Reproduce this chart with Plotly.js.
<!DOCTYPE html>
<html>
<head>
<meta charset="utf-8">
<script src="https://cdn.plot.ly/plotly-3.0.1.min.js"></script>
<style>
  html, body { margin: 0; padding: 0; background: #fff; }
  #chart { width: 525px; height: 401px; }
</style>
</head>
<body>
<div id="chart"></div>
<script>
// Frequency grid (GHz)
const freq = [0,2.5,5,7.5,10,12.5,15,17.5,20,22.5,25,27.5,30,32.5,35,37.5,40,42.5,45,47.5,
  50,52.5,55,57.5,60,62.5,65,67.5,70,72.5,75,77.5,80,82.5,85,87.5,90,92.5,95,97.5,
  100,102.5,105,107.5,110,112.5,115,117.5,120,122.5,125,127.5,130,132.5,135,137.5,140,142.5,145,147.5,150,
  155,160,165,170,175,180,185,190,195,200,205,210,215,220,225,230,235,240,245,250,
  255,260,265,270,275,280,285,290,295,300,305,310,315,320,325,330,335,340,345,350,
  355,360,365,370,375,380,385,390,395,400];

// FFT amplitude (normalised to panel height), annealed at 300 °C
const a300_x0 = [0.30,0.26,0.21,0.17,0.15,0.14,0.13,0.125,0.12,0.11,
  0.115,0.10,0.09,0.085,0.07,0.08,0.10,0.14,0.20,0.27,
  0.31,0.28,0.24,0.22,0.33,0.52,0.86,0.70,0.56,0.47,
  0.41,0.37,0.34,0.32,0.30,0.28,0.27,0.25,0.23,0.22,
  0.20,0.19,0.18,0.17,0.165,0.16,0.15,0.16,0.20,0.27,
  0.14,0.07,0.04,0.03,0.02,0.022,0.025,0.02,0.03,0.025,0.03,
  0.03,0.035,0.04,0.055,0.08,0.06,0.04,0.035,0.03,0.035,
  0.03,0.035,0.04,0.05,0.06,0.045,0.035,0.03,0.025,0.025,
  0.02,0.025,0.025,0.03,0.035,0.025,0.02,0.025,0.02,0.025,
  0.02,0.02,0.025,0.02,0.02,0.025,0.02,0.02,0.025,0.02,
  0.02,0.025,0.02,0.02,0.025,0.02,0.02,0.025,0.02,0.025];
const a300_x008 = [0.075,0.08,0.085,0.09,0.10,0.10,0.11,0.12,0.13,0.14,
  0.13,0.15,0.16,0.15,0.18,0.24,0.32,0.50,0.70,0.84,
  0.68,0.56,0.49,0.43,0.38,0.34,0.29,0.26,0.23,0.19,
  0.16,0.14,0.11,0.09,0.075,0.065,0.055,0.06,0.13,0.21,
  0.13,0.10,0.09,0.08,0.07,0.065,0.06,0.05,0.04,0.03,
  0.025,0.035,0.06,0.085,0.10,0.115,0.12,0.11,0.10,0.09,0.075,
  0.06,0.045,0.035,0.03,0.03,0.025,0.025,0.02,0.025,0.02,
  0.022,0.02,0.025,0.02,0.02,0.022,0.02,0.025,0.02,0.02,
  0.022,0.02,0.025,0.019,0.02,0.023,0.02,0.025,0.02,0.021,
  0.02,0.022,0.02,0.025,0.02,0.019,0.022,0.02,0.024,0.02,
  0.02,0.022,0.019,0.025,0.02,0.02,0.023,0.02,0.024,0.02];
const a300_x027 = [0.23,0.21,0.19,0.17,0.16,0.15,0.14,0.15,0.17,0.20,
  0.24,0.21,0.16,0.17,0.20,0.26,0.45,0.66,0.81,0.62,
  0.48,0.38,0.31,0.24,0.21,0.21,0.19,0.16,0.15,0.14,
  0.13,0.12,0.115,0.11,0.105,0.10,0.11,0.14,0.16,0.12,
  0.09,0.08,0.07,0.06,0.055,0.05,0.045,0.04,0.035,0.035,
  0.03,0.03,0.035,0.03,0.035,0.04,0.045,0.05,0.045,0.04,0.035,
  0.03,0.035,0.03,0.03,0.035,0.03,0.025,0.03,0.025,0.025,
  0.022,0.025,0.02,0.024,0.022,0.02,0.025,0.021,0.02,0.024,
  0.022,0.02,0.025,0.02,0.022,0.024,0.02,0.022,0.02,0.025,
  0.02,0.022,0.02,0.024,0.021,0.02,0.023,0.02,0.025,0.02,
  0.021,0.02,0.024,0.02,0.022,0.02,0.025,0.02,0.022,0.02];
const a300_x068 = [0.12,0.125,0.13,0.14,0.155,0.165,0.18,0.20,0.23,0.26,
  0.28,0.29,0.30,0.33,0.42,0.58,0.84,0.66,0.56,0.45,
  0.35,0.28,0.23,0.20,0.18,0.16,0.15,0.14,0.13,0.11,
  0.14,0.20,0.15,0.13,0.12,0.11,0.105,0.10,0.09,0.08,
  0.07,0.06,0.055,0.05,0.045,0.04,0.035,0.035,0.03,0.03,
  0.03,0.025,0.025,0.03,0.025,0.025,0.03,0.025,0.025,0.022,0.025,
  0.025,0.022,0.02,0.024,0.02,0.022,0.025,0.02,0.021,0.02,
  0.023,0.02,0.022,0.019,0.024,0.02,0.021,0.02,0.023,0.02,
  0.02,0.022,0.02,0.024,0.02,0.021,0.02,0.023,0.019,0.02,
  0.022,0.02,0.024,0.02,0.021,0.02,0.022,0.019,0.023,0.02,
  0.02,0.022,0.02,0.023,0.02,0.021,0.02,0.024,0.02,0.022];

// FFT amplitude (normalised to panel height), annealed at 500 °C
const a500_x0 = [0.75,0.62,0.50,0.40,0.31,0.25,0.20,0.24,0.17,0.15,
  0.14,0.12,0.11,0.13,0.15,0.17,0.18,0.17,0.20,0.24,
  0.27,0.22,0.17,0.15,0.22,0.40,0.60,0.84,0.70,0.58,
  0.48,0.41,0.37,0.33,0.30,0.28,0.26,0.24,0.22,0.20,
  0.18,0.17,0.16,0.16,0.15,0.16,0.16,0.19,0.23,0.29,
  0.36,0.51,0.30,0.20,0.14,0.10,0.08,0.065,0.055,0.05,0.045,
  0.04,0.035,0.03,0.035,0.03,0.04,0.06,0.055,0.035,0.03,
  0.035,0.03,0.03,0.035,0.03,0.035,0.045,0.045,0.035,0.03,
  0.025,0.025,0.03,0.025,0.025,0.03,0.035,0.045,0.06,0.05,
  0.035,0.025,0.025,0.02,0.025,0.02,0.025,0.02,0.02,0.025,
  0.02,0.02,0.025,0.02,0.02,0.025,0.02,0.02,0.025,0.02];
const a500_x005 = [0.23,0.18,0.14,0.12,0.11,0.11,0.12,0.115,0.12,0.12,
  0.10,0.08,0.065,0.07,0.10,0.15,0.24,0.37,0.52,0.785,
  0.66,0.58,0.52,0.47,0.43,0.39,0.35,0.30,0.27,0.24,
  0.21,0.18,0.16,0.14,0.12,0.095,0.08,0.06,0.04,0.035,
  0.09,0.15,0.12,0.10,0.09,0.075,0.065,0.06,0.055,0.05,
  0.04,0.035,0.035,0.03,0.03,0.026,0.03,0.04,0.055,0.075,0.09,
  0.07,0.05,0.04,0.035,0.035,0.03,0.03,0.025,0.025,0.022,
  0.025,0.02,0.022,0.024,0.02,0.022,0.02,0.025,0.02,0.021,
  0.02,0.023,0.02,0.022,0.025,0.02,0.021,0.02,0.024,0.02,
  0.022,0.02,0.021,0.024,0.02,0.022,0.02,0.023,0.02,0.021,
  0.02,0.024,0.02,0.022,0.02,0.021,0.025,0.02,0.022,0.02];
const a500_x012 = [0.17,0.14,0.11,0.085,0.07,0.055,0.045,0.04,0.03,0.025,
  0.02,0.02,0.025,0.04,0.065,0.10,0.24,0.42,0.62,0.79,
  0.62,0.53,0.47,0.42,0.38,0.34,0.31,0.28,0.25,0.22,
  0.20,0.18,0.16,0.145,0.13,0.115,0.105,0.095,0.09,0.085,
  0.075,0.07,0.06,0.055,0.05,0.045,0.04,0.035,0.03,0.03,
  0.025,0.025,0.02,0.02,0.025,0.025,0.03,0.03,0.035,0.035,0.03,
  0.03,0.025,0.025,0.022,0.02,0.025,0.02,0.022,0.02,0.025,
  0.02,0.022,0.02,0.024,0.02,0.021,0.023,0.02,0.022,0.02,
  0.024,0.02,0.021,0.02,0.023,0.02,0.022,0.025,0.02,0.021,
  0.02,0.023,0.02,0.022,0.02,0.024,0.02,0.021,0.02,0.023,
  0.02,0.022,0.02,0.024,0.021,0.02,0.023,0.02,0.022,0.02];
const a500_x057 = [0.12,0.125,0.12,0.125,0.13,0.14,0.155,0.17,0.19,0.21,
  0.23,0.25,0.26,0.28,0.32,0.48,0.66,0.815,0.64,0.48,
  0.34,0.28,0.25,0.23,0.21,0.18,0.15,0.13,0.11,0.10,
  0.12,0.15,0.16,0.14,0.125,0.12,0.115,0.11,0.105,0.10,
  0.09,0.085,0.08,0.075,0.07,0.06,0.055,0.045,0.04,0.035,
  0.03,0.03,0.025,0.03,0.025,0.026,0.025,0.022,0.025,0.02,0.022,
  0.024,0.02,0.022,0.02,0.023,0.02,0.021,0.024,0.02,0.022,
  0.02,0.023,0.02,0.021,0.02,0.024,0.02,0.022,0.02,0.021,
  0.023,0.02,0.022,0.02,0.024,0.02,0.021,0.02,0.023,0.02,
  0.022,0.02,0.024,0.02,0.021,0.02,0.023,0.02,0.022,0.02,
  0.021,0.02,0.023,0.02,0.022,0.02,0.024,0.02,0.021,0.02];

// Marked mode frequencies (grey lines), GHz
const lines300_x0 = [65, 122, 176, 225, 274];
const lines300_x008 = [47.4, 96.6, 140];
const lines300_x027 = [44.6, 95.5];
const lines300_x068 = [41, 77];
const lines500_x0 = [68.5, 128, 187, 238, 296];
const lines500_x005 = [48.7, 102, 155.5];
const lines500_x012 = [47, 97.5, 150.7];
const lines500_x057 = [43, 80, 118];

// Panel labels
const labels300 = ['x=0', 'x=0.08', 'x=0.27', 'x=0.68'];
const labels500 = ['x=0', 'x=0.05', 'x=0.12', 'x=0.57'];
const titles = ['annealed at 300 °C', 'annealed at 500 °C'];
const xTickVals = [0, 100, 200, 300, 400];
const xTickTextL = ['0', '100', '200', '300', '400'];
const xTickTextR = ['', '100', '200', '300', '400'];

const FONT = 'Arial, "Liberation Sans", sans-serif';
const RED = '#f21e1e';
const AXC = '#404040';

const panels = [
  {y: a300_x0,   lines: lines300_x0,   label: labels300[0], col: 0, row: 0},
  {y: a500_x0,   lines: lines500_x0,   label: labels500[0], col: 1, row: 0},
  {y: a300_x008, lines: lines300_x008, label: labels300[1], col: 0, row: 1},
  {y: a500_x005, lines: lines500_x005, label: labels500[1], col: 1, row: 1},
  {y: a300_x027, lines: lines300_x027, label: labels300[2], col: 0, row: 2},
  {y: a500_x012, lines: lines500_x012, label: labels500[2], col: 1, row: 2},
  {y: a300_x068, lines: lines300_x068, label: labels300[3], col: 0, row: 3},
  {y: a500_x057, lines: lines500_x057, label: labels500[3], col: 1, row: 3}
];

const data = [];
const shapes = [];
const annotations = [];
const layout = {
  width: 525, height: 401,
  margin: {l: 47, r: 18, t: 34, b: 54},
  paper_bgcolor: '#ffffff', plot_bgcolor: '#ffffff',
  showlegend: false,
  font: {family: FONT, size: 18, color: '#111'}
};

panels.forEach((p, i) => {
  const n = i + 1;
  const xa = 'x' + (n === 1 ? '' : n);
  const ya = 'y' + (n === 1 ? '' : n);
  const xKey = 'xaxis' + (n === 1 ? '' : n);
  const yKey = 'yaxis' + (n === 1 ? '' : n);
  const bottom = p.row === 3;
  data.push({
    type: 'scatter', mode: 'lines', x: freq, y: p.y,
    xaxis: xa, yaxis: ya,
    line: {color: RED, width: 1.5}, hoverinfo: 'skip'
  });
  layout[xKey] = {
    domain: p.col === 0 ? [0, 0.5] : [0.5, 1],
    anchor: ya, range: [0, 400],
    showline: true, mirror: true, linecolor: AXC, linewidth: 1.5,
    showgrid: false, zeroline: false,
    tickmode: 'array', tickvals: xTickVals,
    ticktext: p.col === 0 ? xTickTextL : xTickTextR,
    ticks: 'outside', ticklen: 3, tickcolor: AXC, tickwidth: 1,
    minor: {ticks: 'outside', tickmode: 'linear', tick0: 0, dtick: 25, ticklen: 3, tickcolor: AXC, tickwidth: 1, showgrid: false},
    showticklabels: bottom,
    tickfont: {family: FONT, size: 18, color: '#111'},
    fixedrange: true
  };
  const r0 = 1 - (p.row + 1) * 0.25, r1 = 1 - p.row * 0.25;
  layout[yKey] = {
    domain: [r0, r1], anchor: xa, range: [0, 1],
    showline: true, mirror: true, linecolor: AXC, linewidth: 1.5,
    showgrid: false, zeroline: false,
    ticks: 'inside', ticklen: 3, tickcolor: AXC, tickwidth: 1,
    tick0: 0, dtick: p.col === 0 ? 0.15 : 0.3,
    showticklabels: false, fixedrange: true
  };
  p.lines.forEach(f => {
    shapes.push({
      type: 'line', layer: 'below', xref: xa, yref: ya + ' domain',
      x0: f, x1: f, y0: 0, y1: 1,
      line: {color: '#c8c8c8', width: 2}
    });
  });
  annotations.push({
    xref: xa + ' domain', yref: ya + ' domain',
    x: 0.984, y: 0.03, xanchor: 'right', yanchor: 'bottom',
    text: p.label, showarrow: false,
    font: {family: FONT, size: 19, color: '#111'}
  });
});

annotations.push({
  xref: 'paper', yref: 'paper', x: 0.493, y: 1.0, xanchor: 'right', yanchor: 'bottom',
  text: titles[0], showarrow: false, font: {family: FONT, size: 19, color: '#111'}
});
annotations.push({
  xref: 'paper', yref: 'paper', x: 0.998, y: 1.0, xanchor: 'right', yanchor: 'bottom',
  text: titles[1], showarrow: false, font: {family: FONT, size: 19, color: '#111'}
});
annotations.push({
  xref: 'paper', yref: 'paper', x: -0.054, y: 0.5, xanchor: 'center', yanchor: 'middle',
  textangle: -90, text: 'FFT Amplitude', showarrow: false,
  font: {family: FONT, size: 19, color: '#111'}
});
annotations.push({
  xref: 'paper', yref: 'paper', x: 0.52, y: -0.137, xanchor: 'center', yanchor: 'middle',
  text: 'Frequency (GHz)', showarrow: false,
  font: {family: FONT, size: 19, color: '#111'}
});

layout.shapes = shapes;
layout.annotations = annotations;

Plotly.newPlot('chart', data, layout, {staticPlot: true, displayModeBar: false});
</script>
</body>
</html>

==

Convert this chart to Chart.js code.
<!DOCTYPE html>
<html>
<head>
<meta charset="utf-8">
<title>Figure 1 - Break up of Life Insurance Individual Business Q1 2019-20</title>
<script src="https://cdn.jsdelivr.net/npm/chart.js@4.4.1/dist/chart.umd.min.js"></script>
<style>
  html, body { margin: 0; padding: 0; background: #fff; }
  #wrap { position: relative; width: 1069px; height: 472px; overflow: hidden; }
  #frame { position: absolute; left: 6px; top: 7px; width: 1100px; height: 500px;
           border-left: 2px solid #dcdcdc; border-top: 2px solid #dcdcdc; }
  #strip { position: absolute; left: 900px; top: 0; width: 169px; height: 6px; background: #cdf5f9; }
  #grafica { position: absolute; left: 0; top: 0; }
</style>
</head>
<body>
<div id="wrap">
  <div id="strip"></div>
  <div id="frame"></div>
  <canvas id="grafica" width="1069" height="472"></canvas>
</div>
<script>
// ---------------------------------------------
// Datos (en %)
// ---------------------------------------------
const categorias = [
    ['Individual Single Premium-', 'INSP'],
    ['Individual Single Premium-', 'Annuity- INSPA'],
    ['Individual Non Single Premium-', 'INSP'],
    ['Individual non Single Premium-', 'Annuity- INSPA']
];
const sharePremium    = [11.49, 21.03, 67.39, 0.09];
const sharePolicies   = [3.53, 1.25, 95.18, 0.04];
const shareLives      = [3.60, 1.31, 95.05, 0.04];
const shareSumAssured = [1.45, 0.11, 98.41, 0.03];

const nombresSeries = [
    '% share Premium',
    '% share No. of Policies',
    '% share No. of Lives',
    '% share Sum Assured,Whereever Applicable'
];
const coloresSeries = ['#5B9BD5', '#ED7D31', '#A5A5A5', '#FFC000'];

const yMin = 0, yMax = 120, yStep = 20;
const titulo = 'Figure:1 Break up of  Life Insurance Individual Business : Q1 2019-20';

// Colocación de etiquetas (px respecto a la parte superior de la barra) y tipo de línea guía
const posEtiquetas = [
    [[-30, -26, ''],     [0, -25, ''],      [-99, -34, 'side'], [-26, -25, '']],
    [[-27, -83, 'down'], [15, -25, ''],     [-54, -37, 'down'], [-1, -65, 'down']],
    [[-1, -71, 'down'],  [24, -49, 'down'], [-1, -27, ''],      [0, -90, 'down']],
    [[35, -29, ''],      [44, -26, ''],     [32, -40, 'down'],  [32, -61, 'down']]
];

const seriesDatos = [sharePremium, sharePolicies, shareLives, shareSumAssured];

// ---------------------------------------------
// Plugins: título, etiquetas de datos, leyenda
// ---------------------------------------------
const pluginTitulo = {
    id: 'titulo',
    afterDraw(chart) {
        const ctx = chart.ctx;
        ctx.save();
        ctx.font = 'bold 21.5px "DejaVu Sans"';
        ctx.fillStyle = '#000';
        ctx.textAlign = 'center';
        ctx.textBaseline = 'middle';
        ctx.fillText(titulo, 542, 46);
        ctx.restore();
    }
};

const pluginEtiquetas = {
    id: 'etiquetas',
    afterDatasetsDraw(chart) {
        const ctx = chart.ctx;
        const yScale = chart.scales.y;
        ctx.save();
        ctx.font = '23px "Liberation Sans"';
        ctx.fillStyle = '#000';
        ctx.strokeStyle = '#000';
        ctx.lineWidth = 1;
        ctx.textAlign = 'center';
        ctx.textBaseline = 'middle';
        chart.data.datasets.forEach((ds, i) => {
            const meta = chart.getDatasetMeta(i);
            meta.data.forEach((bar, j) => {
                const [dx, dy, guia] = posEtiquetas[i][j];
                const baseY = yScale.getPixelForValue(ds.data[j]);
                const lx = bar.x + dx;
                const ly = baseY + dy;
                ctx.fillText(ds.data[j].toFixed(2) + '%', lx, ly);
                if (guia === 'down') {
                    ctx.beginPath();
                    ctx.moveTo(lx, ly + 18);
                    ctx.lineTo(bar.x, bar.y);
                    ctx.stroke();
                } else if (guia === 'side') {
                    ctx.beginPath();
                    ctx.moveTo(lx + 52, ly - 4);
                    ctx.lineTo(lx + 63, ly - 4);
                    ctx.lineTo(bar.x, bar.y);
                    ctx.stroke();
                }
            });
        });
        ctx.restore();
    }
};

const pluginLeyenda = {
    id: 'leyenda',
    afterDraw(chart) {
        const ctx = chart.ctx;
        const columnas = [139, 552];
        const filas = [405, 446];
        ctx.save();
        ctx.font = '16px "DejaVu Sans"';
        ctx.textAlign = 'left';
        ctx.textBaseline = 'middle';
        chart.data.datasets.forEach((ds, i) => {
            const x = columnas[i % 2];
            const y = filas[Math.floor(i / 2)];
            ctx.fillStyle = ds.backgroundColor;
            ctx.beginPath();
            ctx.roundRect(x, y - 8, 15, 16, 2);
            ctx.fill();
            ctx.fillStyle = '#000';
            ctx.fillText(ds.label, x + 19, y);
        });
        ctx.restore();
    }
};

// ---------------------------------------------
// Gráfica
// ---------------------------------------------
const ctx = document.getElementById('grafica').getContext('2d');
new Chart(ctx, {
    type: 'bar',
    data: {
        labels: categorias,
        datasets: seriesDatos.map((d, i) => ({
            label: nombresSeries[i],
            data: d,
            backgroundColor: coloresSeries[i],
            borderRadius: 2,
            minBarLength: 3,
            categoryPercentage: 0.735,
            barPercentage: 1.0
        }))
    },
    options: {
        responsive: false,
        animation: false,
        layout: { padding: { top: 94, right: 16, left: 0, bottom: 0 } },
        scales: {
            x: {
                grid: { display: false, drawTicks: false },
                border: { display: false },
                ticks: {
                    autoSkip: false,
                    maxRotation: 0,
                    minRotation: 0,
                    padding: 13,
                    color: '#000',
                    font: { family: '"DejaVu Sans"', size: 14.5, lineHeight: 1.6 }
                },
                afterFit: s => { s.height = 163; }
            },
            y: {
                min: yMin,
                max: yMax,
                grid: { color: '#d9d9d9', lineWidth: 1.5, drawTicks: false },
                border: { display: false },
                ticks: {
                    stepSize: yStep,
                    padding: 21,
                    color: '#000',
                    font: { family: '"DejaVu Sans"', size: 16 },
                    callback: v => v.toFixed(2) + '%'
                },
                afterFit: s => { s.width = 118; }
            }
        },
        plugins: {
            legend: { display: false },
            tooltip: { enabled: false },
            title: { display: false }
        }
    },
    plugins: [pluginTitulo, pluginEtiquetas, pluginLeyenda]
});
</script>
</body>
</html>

_The request_: Within the listing above, extract exactly the lines from the line with "Reproduce this chart with Plotly.js." to the line with "355,360,365,370,375,380,385,390,395,400];", the two named lines included, and no others.

_Exercise result_:
Reproduce this chart with Plotly.js.
<!DOCTYPE html>
<html>
<head>
<meta charset="utf-8">
<script src="https://cdn.plot.ly/plotly-3.0.1.min.js"></script>
<style>
  html, body { margin: 0; padding: 0; background: #fff; }
  #chart { width: 525px; height: 401px; }
</style>
</head>
<body>
<div id="chart"></div>
<script>
// Frequency grid (GHz)
const freq = [0,2.5,5,7.5,10,12.5,15,17.5,20,22.5,25,27.5,30,32.5,35,37.5,40,42.5,45,47.5,
  50,52.5,55,57.5,60,62.5,65,67.5,70,72.5,75,77.5,80,82.5,85,87.5,90,92.5,95,97.5,
  100,102.5,105,107.5,110,112.5,115,117.5,120,122.5,125,127.5,130,132.5,135,137.5,140,142.5,145,147.5,150,
  155,160,165,170,175,180,185,190,195,200,205,210,215,220,225,230,235,240,245,250,
  255,260,265,270,275,280,285,290,295,300,305,310,315,320,325,330,335,340,345,350,
  355,360,365,370,375,380,385,390,395,400];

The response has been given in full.